The data below should be restated word for word, with every picture omitted.

[start STORED DATA]

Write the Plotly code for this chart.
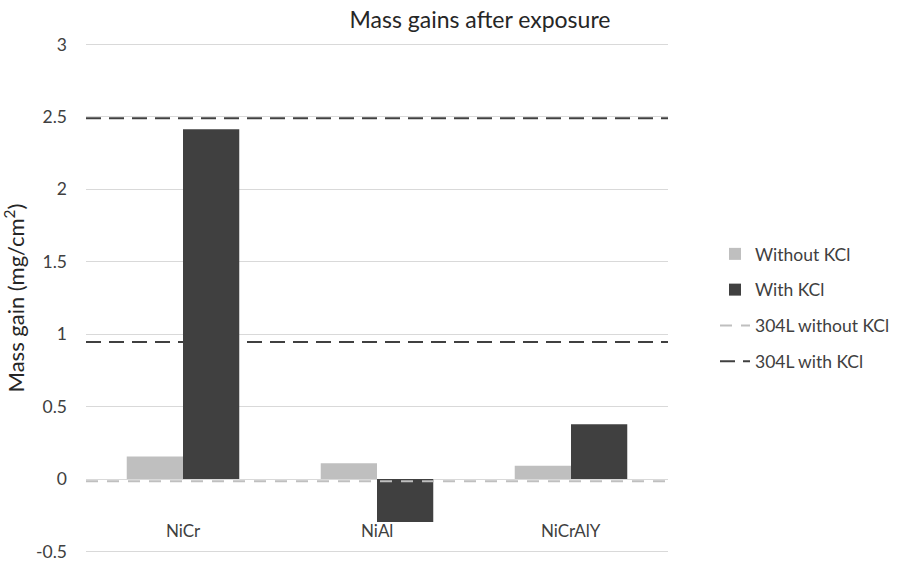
import plotly.graph_objects as go

categories = ["NiCr", "NiAl", "NiCrAlY"]
without_kcl = [0.156, 0.11, 0.092]
with_kcl = [2.414, -0.296, 0.378]
ref_without_kcl = -0.015
ref_with_kcl = [2.49, 0.947]
y_ticks = [-0.5, 0, 0.5, 1, 1.5, 2, 2.5, 3]
y_tick_text = ["-0.5", "0", "0.5", "1", "1.5", "2", "2.5", "3"]

FONT = "Lato"
LIGHT = "#BFBFBF"
DARK = "#404040"

fig = go.Figure()
fig.add_trace(go.Bar(x=categories, y=without_kcl, name="Without KCl",
                     marker=dict(color=LIGHT, line=dict(width=0)),
                     legendgroup="a"))
fig.add_trace(go.Bar(x=categories, y=with_kcl, name="With KCl",
                     marker=dict(color=DARK, line=dict(width=0)),
                     legendgroup="b"))
fig.add_trace(go.Scatter(x=[0, 1], y=[ref_without_kcl] * 2, xaxis="x2",
                         mode="lines", name="304L without KCl",
                         line=dict(color=LIGHT, width=2, dash="12px,9px"),
                         legendgroup="c"))
for i, v in enumerate(ref_with_kcl):
    fig.add_trace(go.Scatter(x=[0, 1], y=[v, v], xaxis="x2", mode="lines",
                             name="304L with KCl", showlegend=(i == 0),
                             line=dict(color=DARK, width=2, dash="15px,8px"),
                             legendgroup="d"))

for c in categories:
    fig.add_annotation(x=c, y=-0.357, xref="x", yref="y", text=c,
                       showarrow=False, font=dict(family=FONT, size=17, color="#404040"))

fig.update_layout(
    width=899, height=562,
    margin=dict(l=86, r=231, t=42.5, b=8.5, autoexpand=False),
    paper_bgcolor="white", plot_bgcolor="white",
    font=dict(family=FONT, size=17, color="#404040"),
    title=dict(text="Mass gains after exposure", x=480 / 899, xref="container",
               xanchor="center", y=1 - 20 / 562, yref="container", yanchor="middle",
               font=dict(family=FONT, size=23, color="#262626")),
    bargap=0.42, bargroupgap=0, barmode="group",
    showlegend=True,
    legend=dict(x=715 / 899, xref="container", y=1 - 236 / 562, yref="container",
                xanchor="left", yanchor="top", tracegroupgap=10,
                font=dict(family=FONT, size=17.5, color="#404040"),
                bgcolor="rgba(0,0,0,0)"),
    xaxis=dict(showticklabels=False, showgrid=False, zeroline=False, showline=False,
               ticks=""),
    xaxis2=dict(overlaying="x", range=[0, 1], visible=False),
    yaxis=dict(range=[-0.51, 3.01], tickvals=y_ticks, ticktext=y_tick_text,
               showgrid=True, gridcolor="#D9D9D9", gridwidth=1.3,
               zeroline=True, zerolinecolor="#D9D9D9", zerolinewidth=1.3,
               showline=False, ticks="", ticklabelstandoff=18,
               ticklabeloverflow="allow",
               tickfont=dict(family=FONT, size=17.5, color="#404040"),
               title=dict(text="Mass gain (mg/cm<sup>2</sup>)", standoff=18,
                          font=dict(family=FONT, size=22, color="#262626"))),
)

fig.write_html("out.html", config={"displayModeBar": False},
               post_script="document.body.style.margin='0';document.body.style.padding='0';")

[end STORED DATA]

• SOLUTION FOR THIS TASK
Write the Plotly code for this chart.
import plotly.graph_objects as go

categories = ["NiCr", "NiAl", "NiCrAlY"]
without_kcl = [0.156, 0.11, 0.092]
with_kcl = [2.414, -0.296, 0.378]
ref_without_kcl = -0.015
ref_with_kcl = [2.49, 0.947]
y_ticks = [-0.5, 0, 0.5, 1, 1.5, 2, 2.5, 3]
y_tick_text = ["-0.5", "0", "0.5", "1", "1.5", "2", "2.5", "3"]

FONT = "Lato"
LIGHT = "#BFBFBF"
DARK = "#404040"

fig = go.Figure()
fig.add_trace(go.Bar(x=categories, y=without_kcl, name="Without KCl",
                     marker=dict(color=LIGHT, line=dict(width=0)),
                     legendgroup="a"))
fig.add_trace(go.Bar(x=categories, y=with_kcl, name="With KCl",
                     marker=dict(color=DARK, line=dict(width=0)),
                     legendgroup="b"))
fig.add_trace(go.Scatter(x=[0, 1], y=[ref_without_kcl] * 2, xaxis="x2",
                         mode="lines", name="304L without KCl",
                         line=dict(color=LIGHT, width=2, dash="12px,9px"),
                         legendgroup="c"))
for i, v in enumerate(ref_with_kcl):
    fig.add_trace(go.Scatter(x=[0, 1], y=[v, v], xaxis="x2", mode="lines",
                             name="304L with KCl", showlegend=(i == 0),
                             line=dict(color=DARK, width=2, dash="15px,8px"),
                             legendgroup="d"))

for c in categories:
    fig.add_annotation(x=c, y=-0.357, xref="x", yref="y", text=c,
                       showarrow=False, font=dict(family=FONT, size=17, color="#404040"))

fig.update_layout(
    width=899, height=562,
    margin=dict(l=86, r=231, t=42.5, b=8.5, autoexpand=False),
    paper_bgcolor="white", plot_bgcolor="white",
    font=dict(family=FONT, size=17, color="#404040"),
    title=dict(text="Mass gains after exposure", x=480 / 899, xref="container",
               xanchor="center", y=1 - 20 / 562, yref="container", yanchor="middle",
               font=dict(family=FONT, size=23, color="#262626")),
    bargap=0.42, bargroupgap=0, barmode="group",
    showlegend=True,
    legend=dict(x=715 / 899, xref="container", y=1 - 236 / 562, yref="container",
                xanchor="left", yanchor="top", tracegroupgap=10,
                font=dict(family=FONT, size=17.5, color="#404040"),
                bgcolor="rgba(0,0,0,0)"),
    xaxis=dict(showticklabels=False, showgrid=False, zeroline=False, showline=False,
               ticks=""),
    xaxis2=dict(overlaying="x", range=[0, 1], visible=False),
    yaxis=dict(range=[-0.51, 3.01], tickvals=y_ticks, ticktext=y_tick_text,
               showgrid=True, gridcolor="#D9D9D9", gridwidth=1.3,
               zeroline=True, zerolinecolor="#D9D9D9", zerolinewidth=1.3,
               showline=False, ticks="", ticklabelstandoff=18,
               ticklabeloverflow="allow",
               tickfont=dict(family=FONT, size=17.5, color="#404040"),
               title=dict(text="Mass gain (mg/cm<sup>2</sup>)", standoff=18,
                          font=dict(family=FONT, size=22, color="#262626"))),
)

fig.write_html("out.html", config={"displayModeBar": False},
               post_script="document.body.style.margin='0';document.body.style.padding='0';")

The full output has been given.